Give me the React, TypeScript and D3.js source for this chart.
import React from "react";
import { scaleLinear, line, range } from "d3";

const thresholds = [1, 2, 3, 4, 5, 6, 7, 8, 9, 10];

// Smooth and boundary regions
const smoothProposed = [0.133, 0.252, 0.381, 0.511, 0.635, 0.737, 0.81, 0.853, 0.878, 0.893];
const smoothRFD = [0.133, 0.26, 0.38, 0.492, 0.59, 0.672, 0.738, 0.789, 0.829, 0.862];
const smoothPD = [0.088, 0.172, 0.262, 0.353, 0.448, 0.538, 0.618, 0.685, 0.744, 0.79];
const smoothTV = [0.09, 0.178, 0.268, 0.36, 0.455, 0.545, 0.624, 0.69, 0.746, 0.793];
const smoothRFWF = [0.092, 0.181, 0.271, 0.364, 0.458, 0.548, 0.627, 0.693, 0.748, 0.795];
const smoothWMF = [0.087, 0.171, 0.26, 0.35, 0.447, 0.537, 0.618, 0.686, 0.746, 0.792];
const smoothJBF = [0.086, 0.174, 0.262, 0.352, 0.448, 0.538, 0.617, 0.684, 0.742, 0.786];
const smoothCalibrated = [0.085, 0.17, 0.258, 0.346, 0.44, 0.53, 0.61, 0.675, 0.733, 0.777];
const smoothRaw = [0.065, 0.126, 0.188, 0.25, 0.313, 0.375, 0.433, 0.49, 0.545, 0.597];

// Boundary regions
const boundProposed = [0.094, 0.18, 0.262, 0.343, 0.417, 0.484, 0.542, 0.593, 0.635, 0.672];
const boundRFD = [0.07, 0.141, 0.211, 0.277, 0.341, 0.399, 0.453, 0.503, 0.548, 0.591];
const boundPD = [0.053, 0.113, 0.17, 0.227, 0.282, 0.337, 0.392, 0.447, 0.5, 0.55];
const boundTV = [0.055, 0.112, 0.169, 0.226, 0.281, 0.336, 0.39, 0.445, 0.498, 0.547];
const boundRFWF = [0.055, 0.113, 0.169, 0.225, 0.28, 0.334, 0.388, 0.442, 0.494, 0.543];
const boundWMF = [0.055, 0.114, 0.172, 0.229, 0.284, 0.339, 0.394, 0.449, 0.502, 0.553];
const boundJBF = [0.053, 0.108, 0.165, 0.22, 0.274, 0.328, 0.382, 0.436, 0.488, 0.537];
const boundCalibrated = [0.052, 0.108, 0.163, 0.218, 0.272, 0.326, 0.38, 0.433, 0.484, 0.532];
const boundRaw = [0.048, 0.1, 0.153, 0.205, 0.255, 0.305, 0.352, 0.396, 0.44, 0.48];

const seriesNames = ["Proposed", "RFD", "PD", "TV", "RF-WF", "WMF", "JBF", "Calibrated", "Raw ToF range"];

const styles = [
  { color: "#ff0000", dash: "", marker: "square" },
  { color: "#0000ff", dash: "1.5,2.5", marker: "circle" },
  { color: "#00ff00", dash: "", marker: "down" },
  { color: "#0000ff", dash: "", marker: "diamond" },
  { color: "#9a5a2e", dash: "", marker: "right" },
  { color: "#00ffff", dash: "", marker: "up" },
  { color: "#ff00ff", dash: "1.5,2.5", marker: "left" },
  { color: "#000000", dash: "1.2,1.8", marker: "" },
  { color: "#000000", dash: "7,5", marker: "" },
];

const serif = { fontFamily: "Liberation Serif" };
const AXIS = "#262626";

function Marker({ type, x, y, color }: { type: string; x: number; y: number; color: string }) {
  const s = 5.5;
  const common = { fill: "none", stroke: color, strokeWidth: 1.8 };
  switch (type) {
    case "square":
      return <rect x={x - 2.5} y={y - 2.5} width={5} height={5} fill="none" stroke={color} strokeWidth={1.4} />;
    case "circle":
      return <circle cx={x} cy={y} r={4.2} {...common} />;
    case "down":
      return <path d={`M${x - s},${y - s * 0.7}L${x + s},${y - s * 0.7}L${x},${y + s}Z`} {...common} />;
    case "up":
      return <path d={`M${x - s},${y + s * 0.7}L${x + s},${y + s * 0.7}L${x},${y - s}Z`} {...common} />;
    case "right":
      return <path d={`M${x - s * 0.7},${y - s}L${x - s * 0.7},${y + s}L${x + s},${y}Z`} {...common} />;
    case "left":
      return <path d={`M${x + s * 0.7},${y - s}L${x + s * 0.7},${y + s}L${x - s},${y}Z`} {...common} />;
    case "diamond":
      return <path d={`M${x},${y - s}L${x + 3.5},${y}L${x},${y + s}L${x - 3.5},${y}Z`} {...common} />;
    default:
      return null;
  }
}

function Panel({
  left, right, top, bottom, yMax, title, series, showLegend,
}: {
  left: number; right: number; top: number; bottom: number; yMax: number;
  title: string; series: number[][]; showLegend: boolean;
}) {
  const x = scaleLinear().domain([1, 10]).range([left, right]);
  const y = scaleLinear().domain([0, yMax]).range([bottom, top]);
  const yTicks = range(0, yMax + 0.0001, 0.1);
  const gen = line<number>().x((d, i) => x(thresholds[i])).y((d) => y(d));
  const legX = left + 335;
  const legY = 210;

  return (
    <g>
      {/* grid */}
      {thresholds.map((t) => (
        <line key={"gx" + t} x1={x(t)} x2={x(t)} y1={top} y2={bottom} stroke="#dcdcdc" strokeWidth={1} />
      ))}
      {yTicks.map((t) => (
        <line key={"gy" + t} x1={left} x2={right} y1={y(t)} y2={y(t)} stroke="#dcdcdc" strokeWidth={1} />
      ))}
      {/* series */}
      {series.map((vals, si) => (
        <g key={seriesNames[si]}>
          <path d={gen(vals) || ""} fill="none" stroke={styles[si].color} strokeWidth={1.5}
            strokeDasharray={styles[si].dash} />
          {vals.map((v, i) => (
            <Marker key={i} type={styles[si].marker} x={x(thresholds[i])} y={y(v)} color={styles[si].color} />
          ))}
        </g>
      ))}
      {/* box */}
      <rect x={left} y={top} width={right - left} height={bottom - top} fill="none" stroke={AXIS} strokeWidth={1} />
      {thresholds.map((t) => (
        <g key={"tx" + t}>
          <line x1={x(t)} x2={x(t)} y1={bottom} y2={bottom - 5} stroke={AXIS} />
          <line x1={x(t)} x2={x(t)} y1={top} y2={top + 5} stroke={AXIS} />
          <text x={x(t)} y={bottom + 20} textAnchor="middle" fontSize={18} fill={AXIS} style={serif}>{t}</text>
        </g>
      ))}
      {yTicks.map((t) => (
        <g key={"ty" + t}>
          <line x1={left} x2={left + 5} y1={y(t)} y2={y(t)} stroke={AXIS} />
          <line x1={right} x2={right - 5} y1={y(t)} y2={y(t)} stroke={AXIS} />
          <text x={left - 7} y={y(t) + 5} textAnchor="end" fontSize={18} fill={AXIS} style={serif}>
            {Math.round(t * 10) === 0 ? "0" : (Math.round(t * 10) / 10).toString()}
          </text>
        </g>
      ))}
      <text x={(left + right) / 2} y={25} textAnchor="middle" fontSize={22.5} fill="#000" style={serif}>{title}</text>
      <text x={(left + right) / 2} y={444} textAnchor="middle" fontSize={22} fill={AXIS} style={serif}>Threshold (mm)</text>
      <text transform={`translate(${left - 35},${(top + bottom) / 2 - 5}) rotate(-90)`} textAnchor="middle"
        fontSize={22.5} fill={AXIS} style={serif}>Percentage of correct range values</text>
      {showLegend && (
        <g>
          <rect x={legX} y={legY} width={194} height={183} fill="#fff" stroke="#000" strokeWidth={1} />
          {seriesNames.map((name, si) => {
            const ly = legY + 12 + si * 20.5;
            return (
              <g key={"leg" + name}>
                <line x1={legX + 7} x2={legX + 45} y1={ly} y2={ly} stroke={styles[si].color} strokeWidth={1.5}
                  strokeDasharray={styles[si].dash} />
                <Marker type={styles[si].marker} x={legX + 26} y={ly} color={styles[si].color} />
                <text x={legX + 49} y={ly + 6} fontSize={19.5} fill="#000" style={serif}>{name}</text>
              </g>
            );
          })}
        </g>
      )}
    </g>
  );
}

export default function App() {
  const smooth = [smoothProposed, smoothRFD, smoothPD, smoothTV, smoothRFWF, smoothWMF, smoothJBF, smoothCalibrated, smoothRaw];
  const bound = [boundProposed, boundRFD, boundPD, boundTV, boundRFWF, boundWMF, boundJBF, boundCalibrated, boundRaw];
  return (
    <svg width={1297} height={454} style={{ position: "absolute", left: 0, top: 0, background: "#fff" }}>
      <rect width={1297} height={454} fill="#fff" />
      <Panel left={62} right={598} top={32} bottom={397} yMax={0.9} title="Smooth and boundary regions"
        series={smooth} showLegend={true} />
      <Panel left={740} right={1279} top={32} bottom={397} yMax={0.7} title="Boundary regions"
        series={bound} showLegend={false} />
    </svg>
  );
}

---

Write out, unaltered, the lines from the opening of the listing through the line that includes "7, 8, 9, 10];".

Give me the React, TypeScript and D3.js source for this chart.
import React from "react";
import { scaleLinear, line, range } from "d3";

const thresholds = [1, 2, 3, 4, 5, 6, 7, 8, 9, 10];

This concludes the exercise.